Professor of Philology Marta Segarra has sent a message of support for Abdullah Öcalan’s Call for Peace and Democratic Society. Her message reads as follows:
“I fully support Abdullah Öcalan’s Call for Peace and a Democratic Society made on 27 February 2025. Öcalan, who advocates for a democratic social organisation where culture and language can flourish freely, promises Kurds not just Kurdishness, but life as a whole.
I believe that people have common gestures and expressions that cannot be reduced to any single identity. What else is democracy and peace but making these common gestures and expressions visible? However, commonality is only possible through difference. I am opposed to any form of chauvinism that reduces us to our differences or ignores them. For this reason, I fully support the equal and voluntary union of the Turkish and Kurdish peoples.
As a philologist, I believe that all restrictions on the Kurdish language must be lifted as a necessity of the Peace Process. I stand with your struggle.”

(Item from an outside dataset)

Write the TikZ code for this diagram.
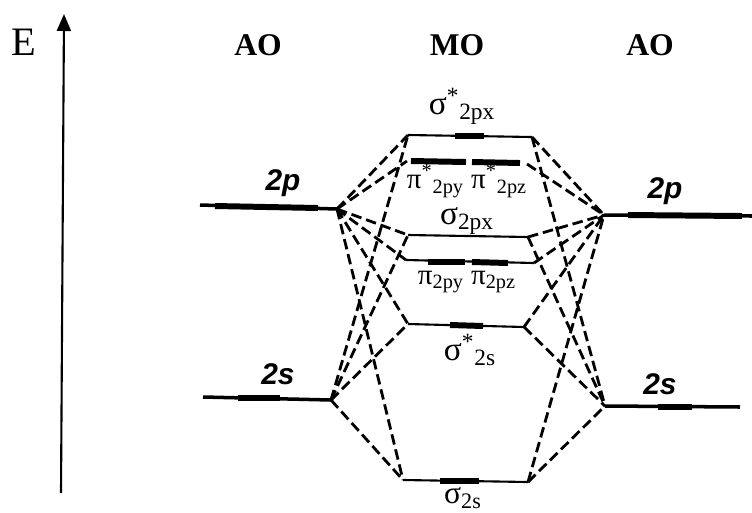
\documentclass[tikz,border=0pt]{standalone}
\usepackage{fontspec}
\setmainfont{Liberation Serif}
\setsansfont{Liberation Sans}
\usepackage{tikz}
\usetikzlibrary{arrows.meta}

\begin{document}
\begin{tikzpicture}[x=0.02cm,y=-0.02cm,
  lvl/.style={line width=1.2pt},
  bar/.style={line width=3.4pt},
  ao/.style={line width=2pt},
  corr/.style={line width=1.6pt,dash pattern=on 6pt off 2.8pt},
  lab/.style={inner sep=0pt,font=\fontsize{19}{21}\selectfont},
  pilab/.style={inner sep=0pt,font=\fontsize{16.5}{18}\selectfont},
  hd/.style={inner sep=0pt,font=\fontsize{18}{20}\selectfont\bfseries},
  orb/.style={inner sep=0pt,font=\fontsize{17}{19}\selectfont\sffamily\bfseries\itshape},
  >={Triangle[length=3.4mm,width=2.8mm]}]
  \useasboundingbox (0,0) rectangle (752,512);
  % energy axis
  \coordinate (ax0) at (61,493); \coordinate (ax1) at (64,14);
  \draw[->,line width=1.2pt] (ax0) -- (ax1);
  \node[inner sep=0pt,font=\fontsize{23}{25}\selectfont] (E) at (24,42) {E};
  \node[hd] (aol) at (258,45) {AO};
  \node[hd] (mo) at (457,45) {MO};
  \node[hd] (aor) at (650,45) {AO};
  % atomic levels
  \coordinate (pL0) at (200,205); \coordinate (pL) at (337,209);
  \coordinate (pR) at (604,215); \coordinate (pR0) at (752,216);
  \coordinate (sL0) at (203,397); \coordinate (sL) at (331,400);
  \coordinate (sR) at (605,406); \coordinate (sR0) at (740,407);
  \draw[ao] (pL0) -- (pL); \draw[ao] (pR) -- (pR0);
  \draw[ao] (sL0) -- (sL); \draw[ao] (sR) -- (sR0);
  \draw[bar] (215,206) -- (318,208); \draw[bar] (628,215) -- (742,216);
  \draw[bar] (238,398) -- (280,398); \draw[bar] (658,407) -- (692,407);
  % molecular levels
  \coordinate (a1) at (408,135); \coordinate (a2) at (532,137); % sigma* 2px
  \coordinate (b1) at (407,161); \coordinate (b2) at (527,164); % pi* 2p
  \coordinate (c1) at (408,235); \coordinate (c2) at (528,237); % sigma 2px
  \coordinate (d1) at (406,260); \coordinate (d2) at (534,263); % pi 2p
  \coordinate (e1) at (408,324); \coordinate (e2) at (524,327); % sigma* 2s
  \coordinate (f1) at (403,480); \coordinate (f2) at (528,482); % sigma 2s
  \foreach \m in {a,c,d,e,f} \draw[lvl] (\m1) -- (\m2);
  \draw[bar] (411,161) -- (466,162); \draw[bar] (472,162) -- (520,163);
  \draw[bar] (455,136) -- (484,136);
  \draw[bar] (428,262) -- (465,262); \draw[bar] (472,262) -- (508,263);
  \draw[bar] (450,325) -- (483,326);
  \draw[bar] (440,481) -- (479,481);
  % correlation lines
  \foreach \m in {a,b,c,d,e,f} {
    \draw[corr] (pL) -- (\m1);
    \draw[corr] (\m2) -- (pR);
  }
  \foreach \m in {a,c,e,f} {
    \draw[corr] (sL) -- (\m1);
    \draw[corr] (\m2) -- (sR);
  }
  % labels
  \node[lab] (la) at (462,106) {σ\textsuperscript{*}\textsubscript{2px}};
  \node[pilab] (lb) at (467,181) {π\textsuperscript{*}\textsubscript{2py} π\textsuperscript{*}\textsubscript{2pz}};
  \node[lab] (lc) at (467,221) {σ\textsubscript{2px}};
  \node[pilab] (ld) at (467,282) {π\textsubscript{2py} π\textsubscript{2pz}};
  \node[lab] (le) at (470,350) {σ\textsuperscript{*}\textsubscript{2s}};
  \node[lab,font=\fontsize{18}{20}\selectfont] (lf) at (463,498) {σ\textsubscript{2s}};
  \node[orb] (pl) at (283,183) {2p};
  \node[orb] (pr) at (665,191) {2p};
  \node[orb] (sl) at (278,374) {2s};
  \node[orb] (sr) at (660,384) {2s};
\end{tikzpicture}
\end{document}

Segarra is a research director at the Centre National de la Recherche Scientifique (CNRS), and a senior faculty member in the Gender Studies Department at the University of Barcelona. She is a founding partner and former director (1994–2013) of the Centre Dona i Literatura, and also served as director (2004–2015) of the UNESCO Chair on Women, Development, and Cultures at the University of Barcelona. In addition, she is the deputy director of the Laboratoire d’études de genre et de sexualité (LEGS, CNRS, University of Paris 8, University of Paris Nanterre), a member of the CNRS national committee, and a researcher at ADHUC—Research Center for Theory, Gender, and Sexuality. Segarra has published extensively and delivered numerous lectures on women writers, gender, and sexuality studies. She directs the Mujeres y Culturas collection published by Icaria Editorial and serves on the editorial boards of several journals, including Lectora and the Oxford Literary Review.